After suffering through the flu for three days, it was so nice waking up to no alarm and realizing that . . . “hey! nothing hurts!”. I put on my fleece bathrobe (Hi, Kate!) and went downstairs to have my first coffee in almost 72 hours.
And there was my cleaning lady.
I had sort of lost track of what day it was. I hadn’t been expecting her and here she was, already in the process of doing the spoiled food removal from the kitchen. Darn! Strike One. (Longer term readers of this blog will already know about my continual efforts to keep my cleaning lady happy.) My mind raced to what other surprises were lurking in the house for her to discover. I cringed at the thought of the front porch. A wind storm had blown a ton of leaves up onto it and we had been tracking them into the house for days. The folded laundry was still in piles in the living room. I noticed the dog blankets had been removed – they were hanging outside airing. Not a good sign – probably Strike Two right there.
While the coffee brewed, I quick ran upstairs with an armload of clothes and made my bed. I also shoveled all the clothes on the floor into the walk-in closet and shut the door. As I came back down with various dishes in my hands, I realized that – once again – I had forgotten to get the vacuum cleaner bags she had asked for twice now. Darn! Strike Three. Time for (a quick switch of the sports metaphor and) a Hail Mary.
I told her I was off to the store to get those bags and would be back in an hour.
It was at the store that the euphoria started to set in. Right about the time I took the last two packs of vacuum cleaner bags off the shelf. It occurred to me that, while I was at it, I should get some plastic to protect the porch from Dog Three’s mishaps. On the way to that aisle I saw a poinsettia that looked very festive and put that in my cart, and then I passed the laundry baskets and figured I would replace my old broken ones. There was also a nice wooden box. I had been looking for something like that to store keepsakes in. As I moved the poinsettia to make room for the box, I thought about getting some winter plants for the flower boxes in front of the house. That plan hatched into adding some Christmassy touches and so I chose two candle lanterns and a bag of advent decorations (dried orange slices, dried anise and vanilla shoots, pine cones . . .). By now I could sense that endorphins were rushing through my body. It would probably be a good idea to get out of that store before I got any more ideas. On the way to the check out, I spied some picture frames for my daughters’ school photos. That had been on my “To Do” list for ages – almost as long as “ironing”. Which reminded me of another thing I had contemplated buying . . . I turned and looked for the ironing board section.
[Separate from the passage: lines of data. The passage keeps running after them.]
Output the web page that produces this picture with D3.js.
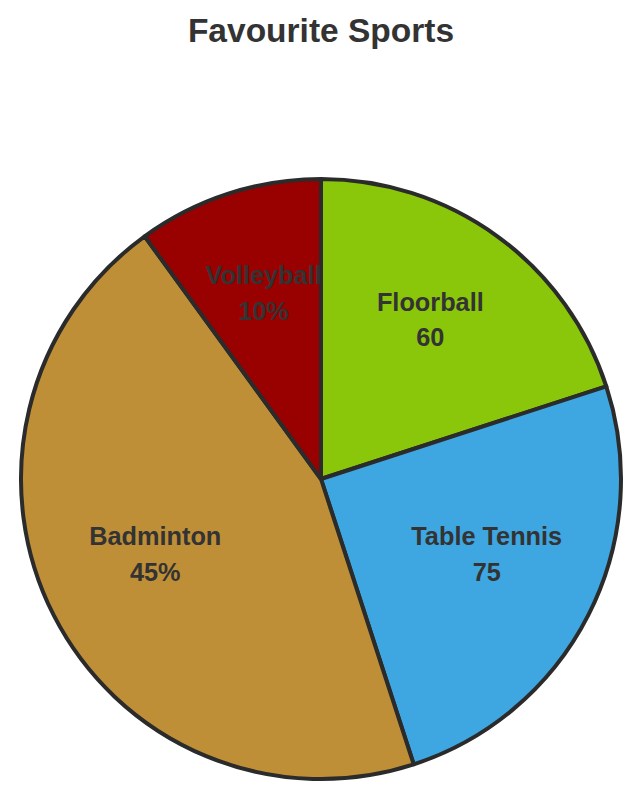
<!DOCTYPE html>
<html>
<head>
<meta charset="utf-8">
<script src="https://cdn.jsdelivr.net/npm/d3@7"></script>
<style>
  html, body { margin: 0; padding: 0; background: #fff; }
  svg { display: block; font-family: "Liberation Sans", Arial, Helvetica, sans-serif; }
</style>
</head>
<body>
<svg id="chart" width="642" height="800"></svg>
<script>
const title = "Favourite Sports";
const categories = ["Floorball", "Table Tennis", "Badminton", "Volleyball"];
const values = [60, 75, 135, 30];
const labelModes = ["value", "value", "percent", "percent"];
const colors = ["#8AC70A", "#3EA6E0", "#BF8F37", "#990000"];

const W = 642, H = 800;
const cx = 321, cy = 479, R = 300;

const svg = d3.select("#chart");

svg.append("text")
  .attr("x", 321).attr("y", 42)
  .attr("text-anchor", "middle")
  .attr("font-size", 33.5).attr("font-weight", "bold")
  .attr("fill", "#333")
  .text(title);

const data = categories.map((c, i) => ({ name: c, value: values[i], mode: labelModes[i], color: colors[i] }));
const total = d3.sum(values);

const pie = d3.pie().value(d => d.value).sort(null);
const arc = d3.arc().innerRadius(0).outerRadius(R);
const labelArc = d3.arc().innerRadius(186).outerRadius(186);

const g = svg.append("g").attr("transform", `translate(${cx},${cy})`);
const arcs = pie(data);

g.selectAll("path.slice").data(arcs).enter().append("path")
  .attr("class", "slice")
  .attr("d", arc)
  .attr("fill", d => d.data.color)
  .attr("stroke", "#2b2b2b")
  .attr("stroke-width", 4)
  .attr("stroke-linejoin", "round");

const fmtPct = d3.format(".0%");
const labels = g.selectAll("text.lbl").data(arcs).enter().append("text")
  .attr("class", "lbl")
  .attr("transform", d => `translate(${labelArc.centroid(d)})`)
  .attr("text-anchor", "middle")
  .attr("font-size", 25.3).attr("font-weight", "bold")
  .attr("fill", "#333");

labels.append("tspan").attr("x", 0).attr("y", -18).text(d => d.data.name);
labels.append("tspan").attr("x", 0).attr("y", 17.5)
  .text(d => d.data.mode === "percent" ? fmtPct(d.data.value / total) : String(d.data.value));
</script>
</body>
</html>
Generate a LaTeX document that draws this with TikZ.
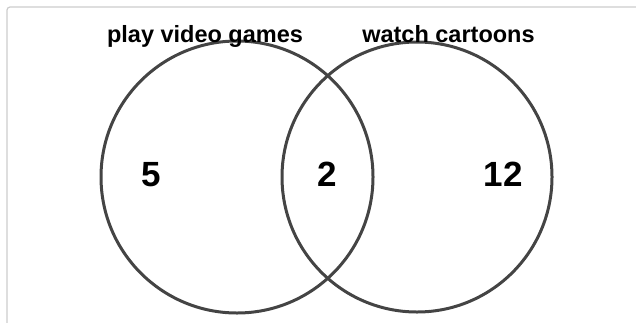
\documentclass[tikz,border=0pt]{standalone}
\usepackage{fontspec}
\setmainfont{Liberation Sans}
\definecolor{ringcol}{HTML}{444444}
\definecolor{framecol}{HTML}{CCCCCC}
\begin{document}
\begin{tikzpicture}[x=1pt,y=-1pt,
  ring/.style={draw=ringcol,line width=3pt},
  setlabel/.style={font=\fontsize{23.5}{28}\selectfont\bfseries,anchor=base,inner sep=0pt},
  count/.style={font=\fontsize{35}{42}\selectfont\bfseries,inner sep=0pt}]
\useasboundingbox (0,0) rectangle (636,322);
\clip (0,0) rectangle (636,322);
\draw[framecol,line width=1.2pt,rounded corners=3pt] (7,7) rectangle (680,360);
\node[ring,circle,minimum size=272pt,inner sep=0pt] (A) at (237,177) {};
\node[ring,circle,minimum size=270pt,inner sep=0pt] (B) at (417,177) {};
\node[setlabel] (la) at (205,42) {play video games};
\node[setlabel] (lb) at (448.5,42) {watch cartoons};
\node[count] (na) at (151,174.5) {5};
\node[count] (nab) at (327,174.5) {2};
\node[count] (nb) at (503,174.5) {12};
\end{tikzpicture}
\end{document}
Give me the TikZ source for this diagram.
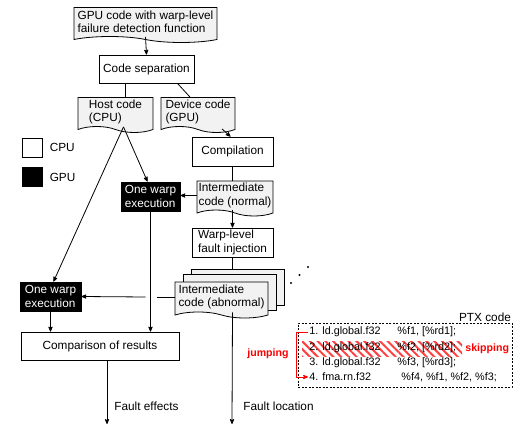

As I sat there staring at the selection. I realized that in the past three days I had had only one cup of coffee, (almost) no nicotine, no alcohol, no sugar. I had slept for about 40 hours and drunk gallons of water and tea. My total food consumption had consisted of some pretzel sticks and one bowl of soup. And, yet, I felt great. Cleansed. Energetic.
But . . . not that energetic. I turned and headed for the check out.
A half hour later, I handed my cleaning lady the peace offering vacuum bags and she smiled.
Still in a state of post-pain euphoria, I then I went on a cleaning, sweeping, de-leafing, mopping, weeding, planting, decorating, organizing rampage. I hauled out all the advent wreath/calendar boxes, the Christmas deco and the crèche collection. In the late afternoon, my husband came home with an armload of fir branches and I dived into my last projects of the day. The final decorative touch was potting the poinsettia that started this all.
Here, now are the results of my efforts today. First the advent wreath – before and after:
The crèche collection inside and outside:
(That’s a lot of Babies Jesus for a somewhat heathenish household!) And here are the flower boxes after being freed from the wilted leftovers of the summer petunias:
(What is it about getting older that you suddenly start liking kitsch. Twenty years ago I would have hated all of this. Suddenly now, I find myself drawn to cutesy things, butterfly motifs, knickknacks . . .) And, speaking of kitch, brace yourself for the coup de grâce – the staircase plus candy-filled advent calendar – back by popular (= my two daughters’) demand:
So there you have it. My endorphin-powered achievements of the day. I am officially now ready for Christmas.
And it is only November 26th.
What am I going to do for the next four weeks?